- Directions
Among the entries, which lines carry the string "that"? Copy each of them.

- Records shown

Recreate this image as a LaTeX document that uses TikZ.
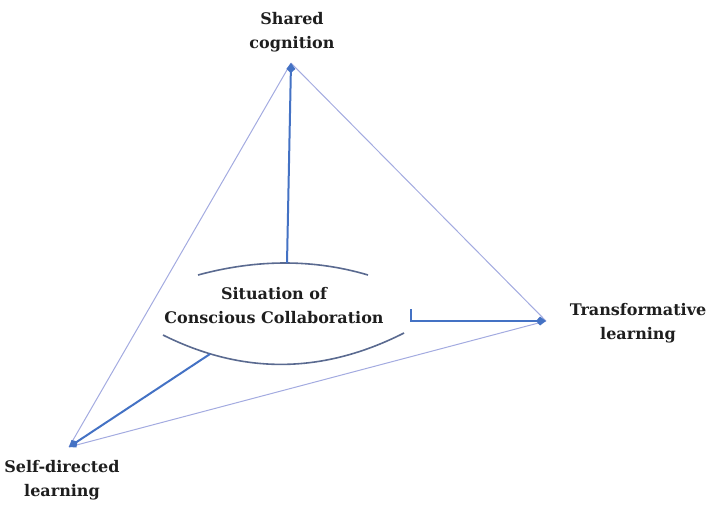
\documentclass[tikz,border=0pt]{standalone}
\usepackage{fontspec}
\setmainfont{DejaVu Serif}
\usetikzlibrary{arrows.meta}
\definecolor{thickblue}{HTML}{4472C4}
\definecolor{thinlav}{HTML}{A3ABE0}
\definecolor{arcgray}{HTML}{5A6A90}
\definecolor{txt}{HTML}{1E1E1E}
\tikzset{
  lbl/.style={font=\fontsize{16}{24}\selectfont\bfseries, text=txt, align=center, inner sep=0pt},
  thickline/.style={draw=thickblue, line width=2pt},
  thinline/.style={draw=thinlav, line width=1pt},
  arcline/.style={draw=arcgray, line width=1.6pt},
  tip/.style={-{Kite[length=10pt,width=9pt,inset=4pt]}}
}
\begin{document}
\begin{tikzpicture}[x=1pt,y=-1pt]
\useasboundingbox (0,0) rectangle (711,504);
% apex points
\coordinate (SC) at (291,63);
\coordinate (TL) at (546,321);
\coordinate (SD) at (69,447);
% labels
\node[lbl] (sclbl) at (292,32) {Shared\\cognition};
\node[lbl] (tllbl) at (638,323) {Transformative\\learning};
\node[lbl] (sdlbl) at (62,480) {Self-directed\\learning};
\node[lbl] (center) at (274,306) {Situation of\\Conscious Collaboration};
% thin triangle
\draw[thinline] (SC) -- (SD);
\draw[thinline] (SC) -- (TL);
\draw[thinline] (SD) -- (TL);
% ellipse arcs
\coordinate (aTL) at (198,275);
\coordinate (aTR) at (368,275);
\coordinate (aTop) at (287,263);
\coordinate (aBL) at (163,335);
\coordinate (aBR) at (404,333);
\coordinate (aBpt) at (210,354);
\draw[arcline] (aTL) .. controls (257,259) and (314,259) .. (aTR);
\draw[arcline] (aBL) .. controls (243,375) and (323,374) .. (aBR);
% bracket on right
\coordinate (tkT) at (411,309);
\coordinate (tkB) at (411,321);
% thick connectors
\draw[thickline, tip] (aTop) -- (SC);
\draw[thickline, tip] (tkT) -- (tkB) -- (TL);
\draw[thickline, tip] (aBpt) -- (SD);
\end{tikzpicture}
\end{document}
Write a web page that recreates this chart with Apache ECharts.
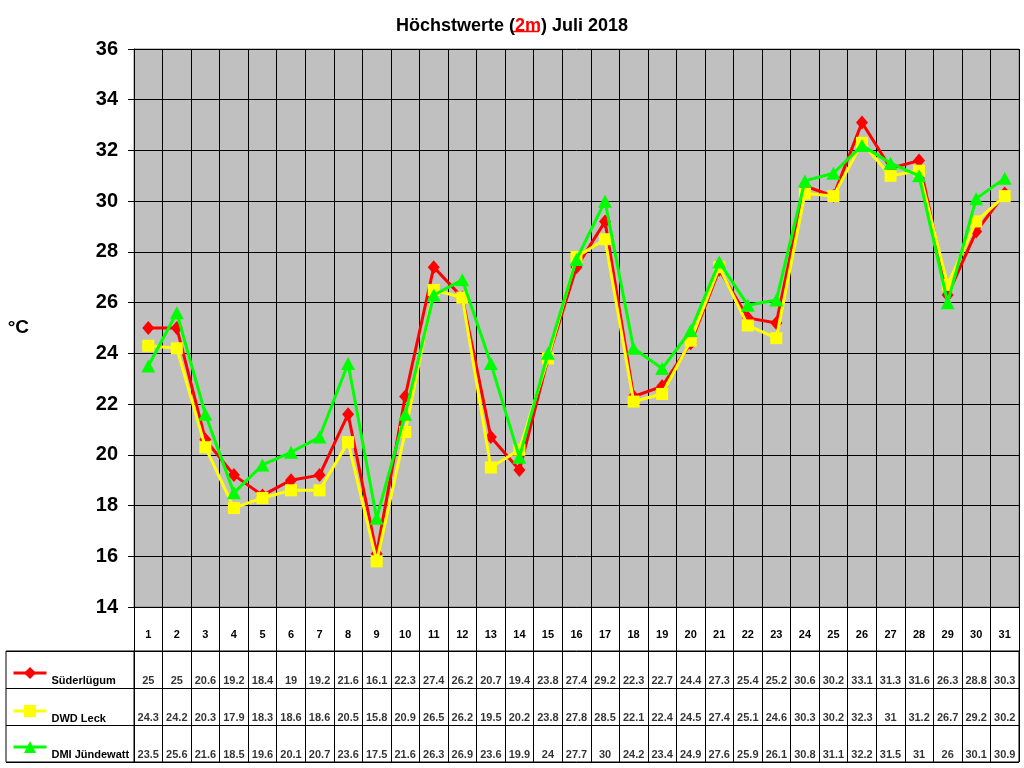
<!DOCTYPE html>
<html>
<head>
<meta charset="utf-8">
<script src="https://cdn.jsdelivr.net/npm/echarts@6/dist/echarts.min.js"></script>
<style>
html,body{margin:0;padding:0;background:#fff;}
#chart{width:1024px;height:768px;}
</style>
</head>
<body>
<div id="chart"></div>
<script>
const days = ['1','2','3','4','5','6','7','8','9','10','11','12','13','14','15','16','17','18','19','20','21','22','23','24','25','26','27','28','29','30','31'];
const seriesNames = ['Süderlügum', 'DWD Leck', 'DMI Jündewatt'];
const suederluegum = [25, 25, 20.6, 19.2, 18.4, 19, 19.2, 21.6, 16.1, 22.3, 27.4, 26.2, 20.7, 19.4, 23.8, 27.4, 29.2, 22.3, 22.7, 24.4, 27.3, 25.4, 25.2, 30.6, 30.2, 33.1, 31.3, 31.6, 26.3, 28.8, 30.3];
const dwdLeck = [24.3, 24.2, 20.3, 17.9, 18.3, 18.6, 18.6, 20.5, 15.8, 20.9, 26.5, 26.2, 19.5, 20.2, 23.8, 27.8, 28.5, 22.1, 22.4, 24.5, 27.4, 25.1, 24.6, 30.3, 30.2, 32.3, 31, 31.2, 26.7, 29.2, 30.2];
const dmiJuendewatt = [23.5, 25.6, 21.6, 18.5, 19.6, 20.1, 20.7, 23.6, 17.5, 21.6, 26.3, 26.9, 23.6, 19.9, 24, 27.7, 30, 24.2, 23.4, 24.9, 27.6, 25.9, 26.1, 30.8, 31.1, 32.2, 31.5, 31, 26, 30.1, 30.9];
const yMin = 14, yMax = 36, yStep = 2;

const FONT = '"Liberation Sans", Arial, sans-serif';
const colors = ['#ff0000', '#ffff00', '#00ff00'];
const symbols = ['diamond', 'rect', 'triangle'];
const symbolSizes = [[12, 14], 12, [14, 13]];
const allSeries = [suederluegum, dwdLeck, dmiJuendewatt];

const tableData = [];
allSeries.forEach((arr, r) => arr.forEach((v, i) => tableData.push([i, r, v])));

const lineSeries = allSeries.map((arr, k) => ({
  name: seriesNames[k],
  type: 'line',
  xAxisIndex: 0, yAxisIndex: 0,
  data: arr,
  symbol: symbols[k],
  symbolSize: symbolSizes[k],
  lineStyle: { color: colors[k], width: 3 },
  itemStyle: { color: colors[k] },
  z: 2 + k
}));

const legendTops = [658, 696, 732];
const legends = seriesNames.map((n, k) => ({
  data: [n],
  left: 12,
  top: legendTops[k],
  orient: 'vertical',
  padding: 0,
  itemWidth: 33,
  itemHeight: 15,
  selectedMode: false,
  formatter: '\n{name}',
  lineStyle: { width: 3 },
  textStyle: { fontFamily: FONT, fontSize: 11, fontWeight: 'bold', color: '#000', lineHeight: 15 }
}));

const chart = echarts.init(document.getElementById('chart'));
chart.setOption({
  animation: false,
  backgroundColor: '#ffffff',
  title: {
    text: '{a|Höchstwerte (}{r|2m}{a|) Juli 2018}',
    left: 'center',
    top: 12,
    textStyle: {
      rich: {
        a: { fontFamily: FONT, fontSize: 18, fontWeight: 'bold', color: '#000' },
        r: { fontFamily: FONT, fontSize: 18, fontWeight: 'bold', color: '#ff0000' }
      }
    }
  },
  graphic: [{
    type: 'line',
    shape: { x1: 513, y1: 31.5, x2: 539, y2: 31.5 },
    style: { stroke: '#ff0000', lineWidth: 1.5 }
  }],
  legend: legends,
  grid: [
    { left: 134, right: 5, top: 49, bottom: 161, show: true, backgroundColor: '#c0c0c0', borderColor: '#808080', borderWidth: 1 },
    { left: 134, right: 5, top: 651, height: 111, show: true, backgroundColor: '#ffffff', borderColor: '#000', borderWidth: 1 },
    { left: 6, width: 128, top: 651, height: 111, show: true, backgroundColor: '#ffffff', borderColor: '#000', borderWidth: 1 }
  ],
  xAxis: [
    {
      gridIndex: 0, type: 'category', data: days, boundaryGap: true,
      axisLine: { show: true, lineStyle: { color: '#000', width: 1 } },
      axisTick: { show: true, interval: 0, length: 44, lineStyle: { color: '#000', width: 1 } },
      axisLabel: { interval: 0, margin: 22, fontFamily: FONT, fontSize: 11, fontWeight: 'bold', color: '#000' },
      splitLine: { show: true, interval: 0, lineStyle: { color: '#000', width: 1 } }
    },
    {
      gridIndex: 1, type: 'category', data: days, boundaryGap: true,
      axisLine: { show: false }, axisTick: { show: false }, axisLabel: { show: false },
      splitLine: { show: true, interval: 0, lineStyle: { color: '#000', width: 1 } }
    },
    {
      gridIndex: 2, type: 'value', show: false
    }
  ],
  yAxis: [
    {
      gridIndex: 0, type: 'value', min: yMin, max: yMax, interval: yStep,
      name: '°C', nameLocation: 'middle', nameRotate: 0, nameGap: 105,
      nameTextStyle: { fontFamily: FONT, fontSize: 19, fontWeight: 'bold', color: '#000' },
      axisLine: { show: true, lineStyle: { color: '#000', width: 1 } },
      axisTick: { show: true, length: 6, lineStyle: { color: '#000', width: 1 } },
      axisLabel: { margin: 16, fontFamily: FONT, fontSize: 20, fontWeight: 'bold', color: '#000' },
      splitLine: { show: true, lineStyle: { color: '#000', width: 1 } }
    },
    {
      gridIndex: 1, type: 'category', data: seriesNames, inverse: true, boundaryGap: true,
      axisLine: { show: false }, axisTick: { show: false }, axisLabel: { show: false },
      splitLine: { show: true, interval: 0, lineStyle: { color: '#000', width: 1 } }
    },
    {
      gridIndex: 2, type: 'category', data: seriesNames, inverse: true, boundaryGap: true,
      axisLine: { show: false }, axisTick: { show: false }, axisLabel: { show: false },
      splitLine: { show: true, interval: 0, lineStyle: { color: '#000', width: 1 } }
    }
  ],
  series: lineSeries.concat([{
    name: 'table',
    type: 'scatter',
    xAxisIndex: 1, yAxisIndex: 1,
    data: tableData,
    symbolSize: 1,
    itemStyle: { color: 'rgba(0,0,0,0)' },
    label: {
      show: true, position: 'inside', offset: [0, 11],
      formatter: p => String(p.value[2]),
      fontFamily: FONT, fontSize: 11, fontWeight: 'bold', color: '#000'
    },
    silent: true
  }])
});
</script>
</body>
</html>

- Solution for this exercise
Recreate this image as a LaTeX document that uses TikZ.
Write a web page that recreates this chart with Apache ECharts.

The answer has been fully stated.